**STATED GOAL:**
In the entries below, find the lines with the word "this" and copy them.

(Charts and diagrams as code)
------------------------------------
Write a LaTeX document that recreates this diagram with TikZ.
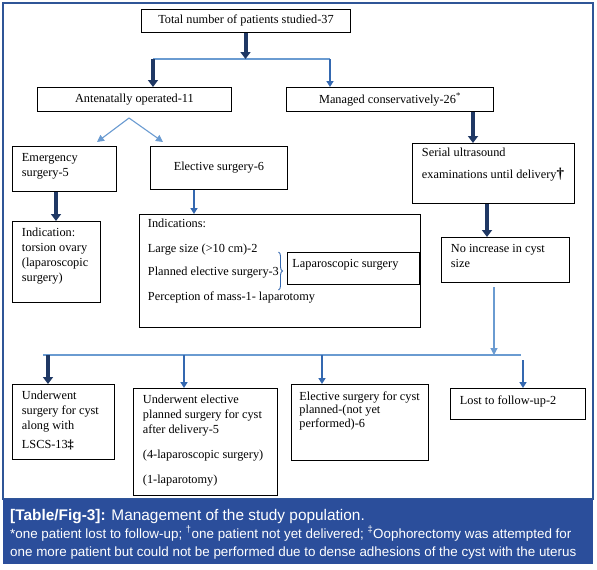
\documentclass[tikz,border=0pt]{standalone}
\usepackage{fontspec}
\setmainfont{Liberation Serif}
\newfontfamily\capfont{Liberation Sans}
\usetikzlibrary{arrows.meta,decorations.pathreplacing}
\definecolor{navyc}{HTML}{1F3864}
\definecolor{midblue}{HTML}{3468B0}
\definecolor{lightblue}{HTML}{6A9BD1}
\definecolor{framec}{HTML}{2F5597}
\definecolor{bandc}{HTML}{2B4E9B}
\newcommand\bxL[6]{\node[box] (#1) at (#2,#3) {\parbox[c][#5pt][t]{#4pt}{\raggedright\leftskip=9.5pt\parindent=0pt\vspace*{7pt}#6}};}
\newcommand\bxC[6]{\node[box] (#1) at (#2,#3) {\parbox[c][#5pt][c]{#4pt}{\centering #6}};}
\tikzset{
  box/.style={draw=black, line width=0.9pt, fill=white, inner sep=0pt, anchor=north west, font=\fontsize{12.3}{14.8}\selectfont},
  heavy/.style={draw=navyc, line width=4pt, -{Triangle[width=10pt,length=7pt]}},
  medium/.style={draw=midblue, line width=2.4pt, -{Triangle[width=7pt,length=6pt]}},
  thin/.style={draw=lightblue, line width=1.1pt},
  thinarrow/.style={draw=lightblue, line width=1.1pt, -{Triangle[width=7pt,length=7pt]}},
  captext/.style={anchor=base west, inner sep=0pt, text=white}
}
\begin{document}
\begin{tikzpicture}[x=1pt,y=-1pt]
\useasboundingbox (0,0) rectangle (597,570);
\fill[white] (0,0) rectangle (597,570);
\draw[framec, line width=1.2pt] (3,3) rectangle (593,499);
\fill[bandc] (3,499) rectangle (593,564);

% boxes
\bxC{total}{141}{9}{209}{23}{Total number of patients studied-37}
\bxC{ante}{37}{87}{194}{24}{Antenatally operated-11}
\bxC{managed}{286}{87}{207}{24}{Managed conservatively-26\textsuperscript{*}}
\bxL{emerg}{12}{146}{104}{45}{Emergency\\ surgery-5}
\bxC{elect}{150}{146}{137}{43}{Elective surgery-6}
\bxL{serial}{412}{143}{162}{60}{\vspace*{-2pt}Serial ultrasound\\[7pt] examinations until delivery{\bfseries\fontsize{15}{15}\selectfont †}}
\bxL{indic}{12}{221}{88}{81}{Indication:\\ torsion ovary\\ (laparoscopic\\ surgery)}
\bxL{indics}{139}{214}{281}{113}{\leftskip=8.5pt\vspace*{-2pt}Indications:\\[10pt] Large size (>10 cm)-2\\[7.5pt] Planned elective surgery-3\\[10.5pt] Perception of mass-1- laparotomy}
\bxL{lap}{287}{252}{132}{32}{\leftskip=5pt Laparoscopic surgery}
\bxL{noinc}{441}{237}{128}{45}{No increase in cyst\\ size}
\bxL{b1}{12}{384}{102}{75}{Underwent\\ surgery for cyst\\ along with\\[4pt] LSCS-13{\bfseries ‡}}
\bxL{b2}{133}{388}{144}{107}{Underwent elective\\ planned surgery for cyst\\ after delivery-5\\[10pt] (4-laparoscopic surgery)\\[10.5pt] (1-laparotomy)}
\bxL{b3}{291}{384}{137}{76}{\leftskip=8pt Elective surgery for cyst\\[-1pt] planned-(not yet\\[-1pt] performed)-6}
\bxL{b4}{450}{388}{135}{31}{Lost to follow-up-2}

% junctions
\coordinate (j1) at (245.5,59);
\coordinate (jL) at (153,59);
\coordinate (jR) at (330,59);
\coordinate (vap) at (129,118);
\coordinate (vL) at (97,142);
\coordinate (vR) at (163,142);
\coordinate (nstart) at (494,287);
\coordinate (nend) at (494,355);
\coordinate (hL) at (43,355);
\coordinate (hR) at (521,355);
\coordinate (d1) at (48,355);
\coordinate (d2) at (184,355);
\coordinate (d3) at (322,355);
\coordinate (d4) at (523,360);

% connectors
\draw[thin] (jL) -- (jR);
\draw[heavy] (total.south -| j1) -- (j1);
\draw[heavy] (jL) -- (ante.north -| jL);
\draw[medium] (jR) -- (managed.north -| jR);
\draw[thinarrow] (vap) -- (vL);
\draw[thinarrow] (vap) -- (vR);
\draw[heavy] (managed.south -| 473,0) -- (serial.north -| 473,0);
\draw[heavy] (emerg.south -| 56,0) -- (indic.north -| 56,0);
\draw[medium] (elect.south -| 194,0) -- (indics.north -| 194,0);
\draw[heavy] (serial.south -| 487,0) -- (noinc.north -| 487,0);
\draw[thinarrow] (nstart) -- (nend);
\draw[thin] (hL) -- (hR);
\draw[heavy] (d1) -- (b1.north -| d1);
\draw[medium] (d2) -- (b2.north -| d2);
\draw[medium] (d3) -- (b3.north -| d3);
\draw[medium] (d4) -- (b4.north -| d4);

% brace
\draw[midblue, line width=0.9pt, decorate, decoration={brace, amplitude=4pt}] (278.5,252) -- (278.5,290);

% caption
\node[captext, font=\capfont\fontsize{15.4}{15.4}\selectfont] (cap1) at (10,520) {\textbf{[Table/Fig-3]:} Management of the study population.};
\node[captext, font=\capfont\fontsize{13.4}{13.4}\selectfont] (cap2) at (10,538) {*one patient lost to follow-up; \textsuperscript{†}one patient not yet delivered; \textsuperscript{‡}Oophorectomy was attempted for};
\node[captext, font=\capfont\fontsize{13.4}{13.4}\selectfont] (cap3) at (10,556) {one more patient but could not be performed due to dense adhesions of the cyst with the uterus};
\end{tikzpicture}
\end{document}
------------------------------------
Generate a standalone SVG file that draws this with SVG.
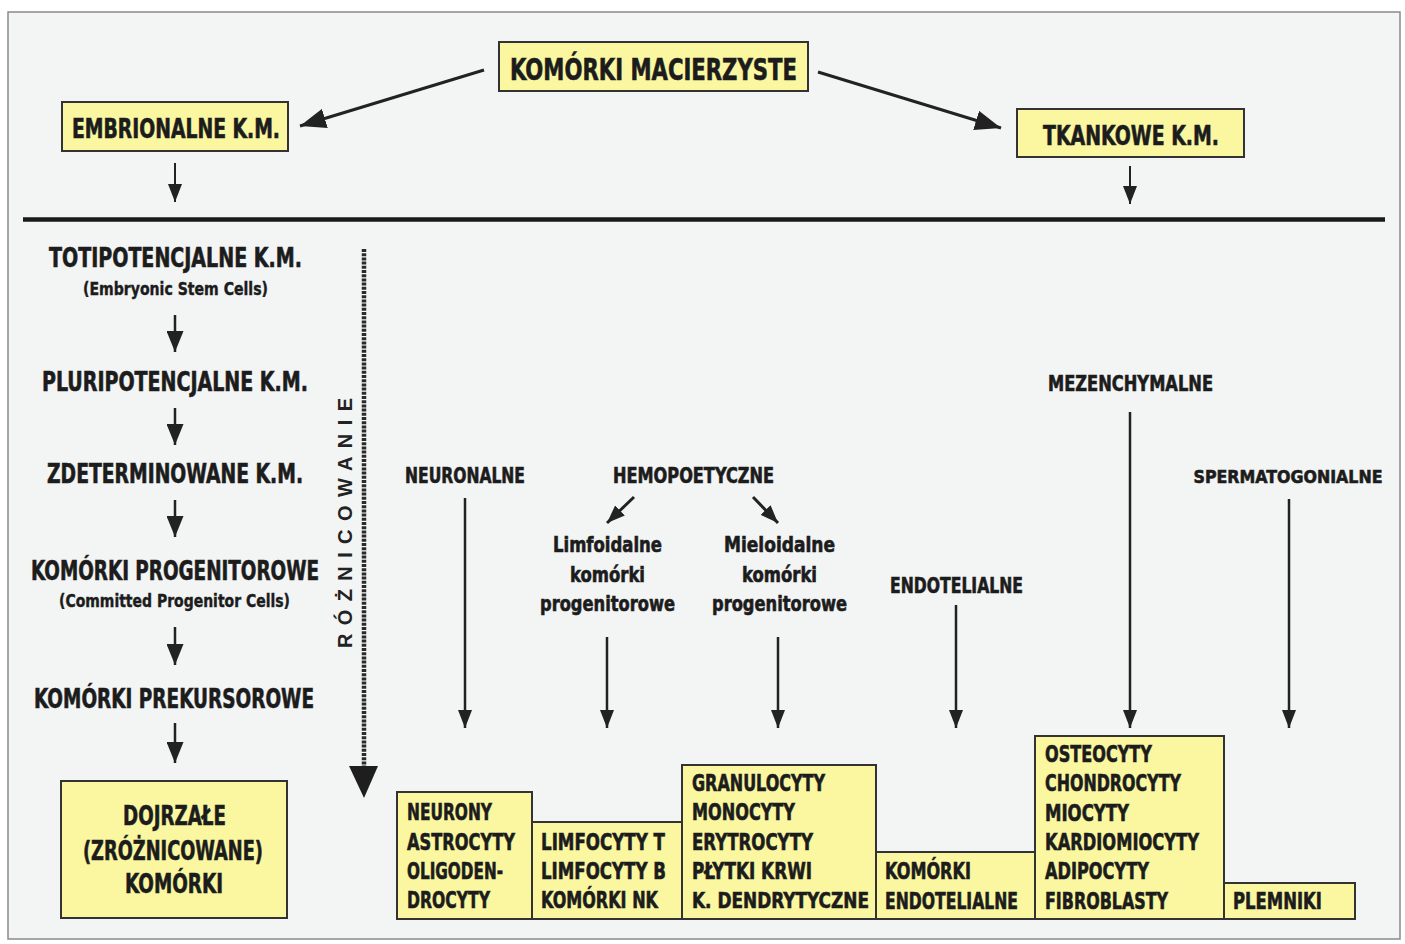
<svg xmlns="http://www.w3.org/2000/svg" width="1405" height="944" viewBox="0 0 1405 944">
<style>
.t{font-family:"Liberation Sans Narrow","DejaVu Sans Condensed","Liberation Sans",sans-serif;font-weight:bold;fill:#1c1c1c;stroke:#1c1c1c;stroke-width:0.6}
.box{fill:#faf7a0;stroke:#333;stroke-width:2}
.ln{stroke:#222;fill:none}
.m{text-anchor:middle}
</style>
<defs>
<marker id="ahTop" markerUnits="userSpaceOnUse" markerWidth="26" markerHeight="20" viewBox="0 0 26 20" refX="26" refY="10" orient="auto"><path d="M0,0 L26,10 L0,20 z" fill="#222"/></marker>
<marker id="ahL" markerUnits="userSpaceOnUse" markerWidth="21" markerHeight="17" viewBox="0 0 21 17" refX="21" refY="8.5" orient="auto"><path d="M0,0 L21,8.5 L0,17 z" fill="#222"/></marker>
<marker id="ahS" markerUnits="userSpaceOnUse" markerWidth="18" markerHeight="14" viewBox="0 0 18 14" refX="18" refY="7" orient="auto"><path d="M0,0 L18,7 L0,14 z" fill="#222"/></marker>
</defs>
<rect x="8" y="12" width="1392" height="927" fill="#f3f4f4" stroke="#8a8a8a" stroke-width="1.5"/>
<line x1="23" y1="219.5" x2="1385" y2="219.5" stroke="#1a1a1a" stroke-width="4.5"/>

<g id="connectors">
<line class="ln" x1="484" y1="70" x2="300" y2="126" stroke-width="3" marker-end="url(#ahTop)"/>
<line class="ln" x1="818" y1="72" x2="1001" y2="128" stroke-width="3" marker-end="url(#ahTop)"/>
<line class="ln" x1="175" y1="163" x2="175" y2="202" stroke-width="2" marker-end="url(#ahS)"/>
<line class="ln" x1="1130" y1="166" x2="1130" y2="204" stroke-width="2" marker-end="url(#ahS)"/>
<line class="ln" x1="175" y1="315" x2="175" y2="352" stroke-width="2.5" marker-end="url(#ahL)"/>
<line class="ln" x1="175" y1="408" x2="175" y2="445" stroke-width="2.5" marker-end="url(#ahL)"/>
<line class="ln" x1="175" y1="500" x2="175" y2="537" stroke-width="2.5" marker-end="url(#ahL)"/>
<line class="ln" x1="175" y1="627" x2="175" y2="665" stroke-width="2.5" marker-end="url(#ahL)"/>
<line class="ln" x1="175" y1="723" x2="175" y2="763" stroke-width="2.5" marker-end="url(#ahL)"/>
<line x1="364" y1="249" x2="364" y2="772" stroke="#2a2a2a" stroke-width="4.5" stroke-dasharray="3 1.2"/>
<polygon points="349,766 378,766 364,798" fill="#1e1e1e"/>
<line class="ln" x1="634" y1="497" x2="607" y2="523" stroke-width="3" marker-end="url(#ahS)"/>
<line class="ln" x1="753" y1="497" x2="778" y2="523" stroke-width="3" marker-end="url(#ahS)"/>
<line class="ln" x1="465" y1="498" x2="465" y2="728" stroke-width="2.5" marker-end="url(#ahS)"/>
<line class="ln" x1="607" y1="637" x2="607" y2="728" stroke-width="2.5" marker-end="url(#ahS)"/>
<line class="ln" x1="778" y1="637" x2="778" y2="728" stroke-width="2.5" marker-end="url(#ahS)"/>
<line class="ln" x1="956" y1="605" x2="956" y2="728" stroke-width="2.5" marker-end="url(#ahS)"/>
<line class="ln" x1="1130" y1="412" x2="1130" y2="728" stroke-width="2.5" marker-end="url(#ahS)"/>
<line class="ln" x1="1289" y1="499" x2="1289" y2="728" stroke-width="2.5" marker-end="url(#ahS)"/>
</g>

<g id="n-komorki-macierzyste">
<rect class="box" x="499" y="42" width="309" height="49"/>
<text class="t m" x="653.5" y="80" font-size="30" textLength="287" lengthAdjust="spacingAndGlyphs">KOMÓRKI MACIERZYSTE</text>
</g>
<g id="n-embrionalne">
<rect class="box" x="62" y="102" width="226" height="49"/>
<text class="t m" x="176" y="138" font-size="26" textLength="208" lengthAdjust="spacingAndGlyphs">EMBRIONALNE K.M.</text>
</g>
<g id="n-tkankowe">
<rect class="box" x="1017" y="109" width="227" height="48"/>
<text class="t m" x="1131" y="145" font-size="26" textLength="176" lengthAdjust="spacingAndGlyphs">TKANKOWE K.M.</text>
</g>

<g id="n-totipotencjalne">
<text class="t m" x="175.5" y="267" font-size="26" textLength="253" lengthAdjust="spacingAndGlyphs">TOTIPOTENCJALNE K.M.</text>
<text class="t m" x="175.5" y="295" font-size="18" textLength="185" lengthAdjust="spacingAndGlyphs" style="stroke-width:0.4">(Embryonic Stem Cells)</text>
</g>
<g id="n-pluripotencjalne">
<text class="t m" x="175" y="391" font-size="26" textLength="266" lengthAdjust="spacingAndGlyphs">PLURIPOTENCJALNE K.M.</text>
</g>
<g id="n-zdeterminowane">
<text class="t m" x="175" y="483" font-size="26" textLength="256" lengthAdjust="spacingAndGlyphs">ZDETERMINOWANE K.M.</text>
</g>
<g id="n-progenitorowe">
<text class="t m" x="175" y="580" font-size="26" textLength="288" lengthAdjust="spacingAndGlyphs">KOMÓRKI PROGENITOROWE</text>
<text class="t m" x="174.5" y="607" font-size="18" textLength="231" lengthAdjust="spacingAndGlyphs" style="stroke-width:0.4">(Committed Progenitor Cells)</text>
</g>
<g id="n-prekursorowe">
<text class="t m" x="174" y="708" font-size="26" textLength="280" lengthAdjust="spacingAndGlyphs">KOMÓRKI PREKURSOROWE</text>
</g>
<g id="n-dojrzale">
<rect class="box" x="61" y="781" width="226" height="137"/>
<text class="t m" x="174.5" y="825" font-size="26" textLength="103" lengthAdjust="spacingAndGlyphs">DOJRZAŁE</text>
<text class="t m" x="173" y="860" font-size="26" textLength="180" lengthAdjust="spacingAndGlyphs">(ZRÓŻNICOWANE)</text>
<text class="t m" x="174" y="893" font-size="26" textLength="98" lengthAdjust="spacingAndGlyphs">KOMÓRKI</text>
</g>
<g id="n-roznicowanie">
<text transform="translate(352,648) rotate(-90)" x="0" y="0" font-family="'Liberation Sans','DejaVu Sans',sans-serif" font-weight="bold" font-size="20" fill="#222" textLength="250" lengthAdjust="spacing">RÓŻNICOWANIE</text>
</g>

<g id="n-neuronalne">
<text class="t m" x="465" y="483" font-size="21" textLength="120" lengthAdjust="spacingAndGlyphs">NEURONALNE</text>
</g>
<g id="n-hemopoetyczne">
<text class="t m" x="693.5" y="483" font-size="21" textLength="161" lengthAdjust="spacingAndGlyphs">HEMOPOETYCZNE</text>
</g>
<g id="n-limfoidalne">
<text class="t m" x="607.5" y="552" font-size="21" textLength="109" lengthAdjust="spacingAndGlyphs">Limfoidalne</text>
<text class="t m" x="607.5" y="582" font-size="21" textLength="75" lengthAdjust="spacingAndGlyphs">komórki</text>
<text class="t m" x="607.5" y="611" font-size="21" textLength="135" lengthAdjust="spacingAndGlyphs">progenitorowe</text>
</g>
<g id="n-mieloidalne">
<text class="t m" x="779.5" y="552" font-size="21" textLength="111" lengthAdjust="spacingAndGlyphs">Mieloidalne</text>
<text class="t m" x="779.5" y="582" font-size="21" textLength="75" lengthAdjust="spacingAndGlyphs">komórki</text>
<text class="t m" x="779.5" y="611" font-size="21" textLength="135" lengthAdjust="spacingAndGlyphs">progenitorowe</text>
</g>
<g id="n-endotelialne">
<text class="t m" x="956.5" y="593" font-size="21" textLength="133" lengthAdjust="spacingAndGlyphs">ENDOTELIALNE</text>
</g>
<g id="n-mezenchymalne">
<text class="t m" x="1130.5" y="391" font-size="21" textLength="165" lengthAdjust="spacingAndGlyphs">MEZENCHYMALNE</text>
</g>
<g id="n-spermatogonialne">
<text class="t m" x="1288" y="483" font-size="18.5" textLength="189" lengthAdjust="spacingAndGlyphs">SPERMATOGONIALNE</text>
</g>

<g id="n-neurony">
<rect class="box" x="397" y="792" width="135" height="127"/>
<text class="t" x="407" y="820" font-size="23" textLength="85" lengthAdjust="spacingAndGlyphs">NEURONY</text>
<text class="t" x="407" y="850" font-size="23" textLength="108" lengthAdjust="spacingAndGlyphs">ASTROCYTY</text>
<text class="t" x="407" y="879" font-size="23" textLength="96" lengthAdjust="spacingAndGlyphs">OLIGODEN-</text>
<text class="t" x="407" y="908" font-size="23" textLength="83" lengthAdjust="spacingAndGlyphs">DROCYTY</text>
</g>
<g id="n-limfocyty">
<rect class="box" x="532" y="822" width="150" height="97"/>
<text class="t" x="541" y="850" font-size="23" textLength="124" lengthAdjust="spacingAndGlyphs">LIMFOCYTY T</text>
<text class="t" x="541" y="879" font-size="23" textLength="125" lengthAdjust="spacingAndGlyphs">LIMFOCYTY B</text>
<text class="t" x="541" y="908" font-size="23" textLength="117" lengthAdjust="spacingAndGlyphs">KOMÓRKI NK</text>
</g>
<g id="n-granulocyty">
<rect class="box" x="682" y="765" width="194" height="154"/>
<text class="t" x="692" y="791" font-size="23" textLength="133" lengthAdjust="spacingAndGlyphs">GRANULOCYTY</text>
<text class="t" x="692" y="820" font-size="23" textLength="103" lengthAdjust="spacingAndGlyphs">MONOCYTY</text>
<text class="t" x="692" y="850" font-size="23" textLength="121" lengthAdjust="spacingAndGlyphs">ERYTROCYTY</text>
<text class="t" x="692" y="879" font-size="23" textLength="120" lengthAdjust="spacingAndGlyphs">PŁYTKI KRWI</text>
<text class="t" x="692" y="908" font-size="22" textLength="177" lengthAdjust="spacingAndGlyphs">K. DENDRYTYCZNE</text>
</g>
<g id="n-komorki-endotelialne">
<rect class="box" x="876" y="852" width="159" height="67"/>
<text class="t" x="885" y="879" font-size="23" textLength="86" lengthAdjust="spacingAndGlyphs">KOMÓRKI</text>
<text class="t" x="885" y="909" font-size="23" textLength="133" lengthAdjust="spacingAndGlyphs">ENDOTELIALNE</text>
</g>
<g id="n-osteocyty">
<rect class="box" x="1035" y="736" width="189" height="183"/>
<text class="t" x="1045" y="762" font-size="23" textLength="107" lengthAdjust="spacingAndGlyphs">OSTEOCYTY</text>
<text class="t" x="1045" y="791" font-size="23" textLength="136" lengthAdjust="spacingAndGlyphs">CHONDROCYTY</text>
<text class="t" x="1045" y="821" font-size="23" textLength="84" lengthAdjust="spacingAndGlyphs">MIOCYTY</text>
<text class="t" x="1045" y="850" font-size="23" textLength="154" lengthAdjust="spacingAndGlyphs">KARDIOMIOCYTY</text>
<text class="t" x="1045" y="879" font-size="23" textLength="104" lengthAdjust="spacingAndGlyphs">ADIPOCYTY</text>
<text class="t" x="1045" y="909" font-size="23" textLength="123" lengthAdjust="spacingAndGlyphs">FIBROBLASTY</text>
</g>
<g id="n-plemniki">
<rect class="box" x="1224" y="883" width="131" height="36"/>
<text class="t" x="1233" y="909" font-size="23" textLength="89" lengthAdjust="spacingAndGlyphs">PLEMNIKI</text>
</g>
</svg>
------------------------------------
**SOLUTION TO THE EXERCISE:**
Write a LaTeX document that recreates this diagram with TikZ.
Generate a standalone SVG file that draws this with SVG.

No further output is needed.